● **Given task**: Among the records that follow, find the line with "Give me the TikZ source for this diagram." and the line with "(x2box) at (844.5,900.5)". Set down those lines and all lines between them exactly, without adding anything.

● **Given data**:
====
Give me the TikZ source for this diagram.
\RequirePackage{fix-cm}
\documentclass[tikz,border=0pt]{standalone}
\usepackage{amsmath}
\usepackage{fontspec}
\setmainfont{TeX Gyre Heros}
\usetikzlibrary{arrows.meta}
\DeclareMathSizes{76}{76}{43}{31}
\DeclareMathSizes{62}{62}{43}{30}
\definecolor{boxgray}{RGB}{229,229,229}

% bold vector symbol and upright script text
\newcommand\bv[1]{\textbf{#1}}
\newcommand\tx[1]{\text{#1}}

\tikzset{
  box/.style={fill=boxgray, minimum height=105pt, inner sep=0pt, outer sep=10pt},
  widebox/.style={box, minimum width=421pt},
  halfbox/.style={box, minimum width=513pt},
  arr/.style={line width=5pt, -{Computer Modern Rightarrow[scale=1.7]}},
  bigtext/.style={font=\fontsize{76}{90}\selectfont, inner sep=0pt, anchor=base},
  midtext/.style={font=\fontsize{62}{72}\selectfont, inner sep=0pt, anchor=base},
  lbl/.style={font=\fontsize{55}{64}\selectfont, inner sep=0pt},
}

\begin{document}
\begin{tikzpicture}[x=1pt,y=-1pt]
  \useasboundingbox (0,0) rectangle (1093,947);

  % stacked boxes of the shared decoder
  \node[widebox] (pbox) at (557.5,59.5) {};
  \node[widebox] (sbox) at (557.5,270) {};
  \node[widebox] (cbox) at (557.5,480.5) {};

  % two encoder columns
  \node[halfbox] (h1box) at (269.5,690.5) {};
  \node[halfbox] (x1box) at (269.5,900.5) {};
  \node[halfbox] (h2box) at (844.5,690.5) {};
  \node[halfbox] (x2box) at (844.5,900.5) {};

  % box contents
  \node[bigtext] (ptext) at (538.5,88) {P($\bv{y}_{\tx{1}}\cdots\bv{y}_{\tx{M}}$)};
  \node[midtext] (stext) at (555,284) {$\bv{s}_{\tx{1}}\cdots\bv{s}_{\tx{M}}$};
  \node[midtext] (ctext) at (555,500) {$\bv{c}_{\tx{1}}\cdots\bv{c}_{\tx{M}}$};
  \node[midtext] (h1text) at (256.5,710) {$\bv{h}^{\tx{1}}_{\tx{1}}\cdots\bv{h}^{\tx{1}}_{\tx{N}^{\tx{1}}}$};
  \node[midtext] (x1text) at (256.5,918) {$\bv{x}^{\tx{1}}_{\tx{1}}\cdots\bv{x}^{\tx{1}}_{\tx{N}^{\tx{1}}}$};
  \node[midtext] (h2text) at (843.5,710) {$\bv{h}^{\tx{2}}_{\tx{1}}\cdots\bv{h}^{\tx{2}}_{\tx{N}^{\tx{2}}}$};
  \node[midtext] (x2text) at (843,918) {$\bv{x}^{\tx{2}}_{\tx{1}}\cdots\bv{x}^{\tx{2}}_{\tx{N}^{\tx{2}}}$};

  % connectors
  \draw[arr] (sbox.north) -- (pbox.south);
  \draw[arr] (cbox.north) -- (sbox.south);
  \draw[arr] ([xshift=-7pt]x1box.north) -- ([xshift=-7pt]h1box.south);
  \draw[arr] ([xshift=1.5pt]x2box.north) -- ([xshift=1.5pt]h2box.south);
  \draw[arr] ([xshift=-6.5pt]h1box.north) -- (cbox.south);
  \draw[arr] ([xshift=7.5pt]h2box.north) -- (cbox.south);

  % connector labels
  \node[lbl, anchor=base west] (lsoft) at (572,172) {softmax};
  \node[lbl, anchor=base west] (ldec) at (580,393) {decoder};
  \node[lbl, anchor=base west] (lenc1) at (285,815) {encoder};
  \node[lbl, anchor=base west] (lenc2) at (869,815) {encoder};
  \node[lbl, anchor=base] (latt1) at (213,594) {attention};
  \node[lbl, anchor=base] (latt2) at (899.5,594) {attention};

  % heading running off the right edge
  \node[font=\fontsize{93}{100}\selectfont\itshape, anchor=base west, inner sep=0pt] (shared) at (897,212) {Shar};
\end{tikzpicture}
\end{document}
====
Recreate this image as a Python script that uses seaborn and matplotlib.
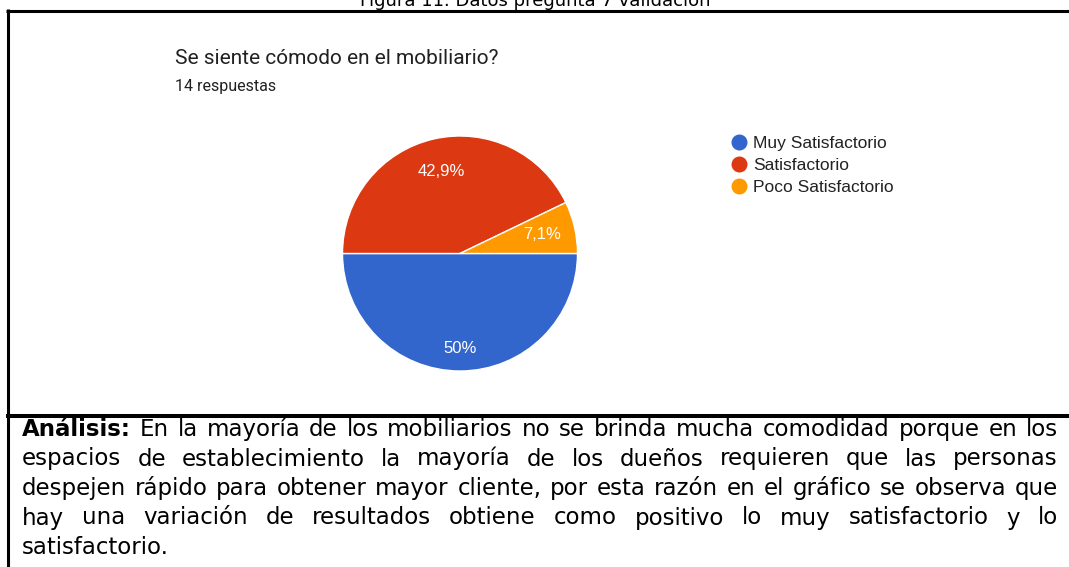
====
● **Response for this exercise**:
Give me the TikZ source for this diagram.
\RequirePackage{fix-cm}
\documentclass[tikz,border=0pt]{standalone}
\usepackage{amsmath}
\usepackage{fontspec}
\setmainfont{TeX Gyre Heros}
\usetikzlibrary{arrows.meta}
\DeclareMathSizes{76}{76}{43}{31}
\DeclareMathSizes{62}{62}{43}{30}
\definecolor{boxgray}{RGB}{229,229,229}

% bold vector symbol and upright script text
\newcommand\bv[1]{\textbf{#1}}
\newcommand\tx[1]{\text{#1}}

\tikzset{
  box/.style={fill=boxgray, minimum height=105pt, inner sep=0pt, outer sep=10pt},
  widebox/.style={box, minimum width=421pt},
  halfbox/.style={box, minimum width=513pt},
  arr/.style={line width=5pt, -{Computer Modern Rightarrow[scale=1.7]}},
  bigtext/.style={font=\fontsize{76}{90}\selectfont, inner sep=0pt, anchor=base},
  midtext/.style={font=\fontsize{62}{72}\selectfont, inner sep=0pt, anchor=base},
  lbl/.style={font=\fontsize{55}{64}\selectfont, inner sep=0pt},
}

\begin{document}
\begin{tikzpicture}[x=1pt,y=-1pt]
  \useasboundingbox (0,0) rectangle (1093,947);

  % stacked boxes of the shared decoder
  \node[widebox] (pbox) at (557.5,59.5) {};
  \node[widebox] (sbox) at (557.5,270) {};
  \node[widebox] (cbox) at (557.5,480.5) {};

  % two encoder columns
  \node[halfbox] (h1box) at (269.5,690.5) {};
  \node[halfbox] (x1box) at (269.5,900.5) {};
  \node[halfbox] (h2box) at (844.5,690.5) {};
  \node[halfbox] (x2box) at (844.5,900.5) {};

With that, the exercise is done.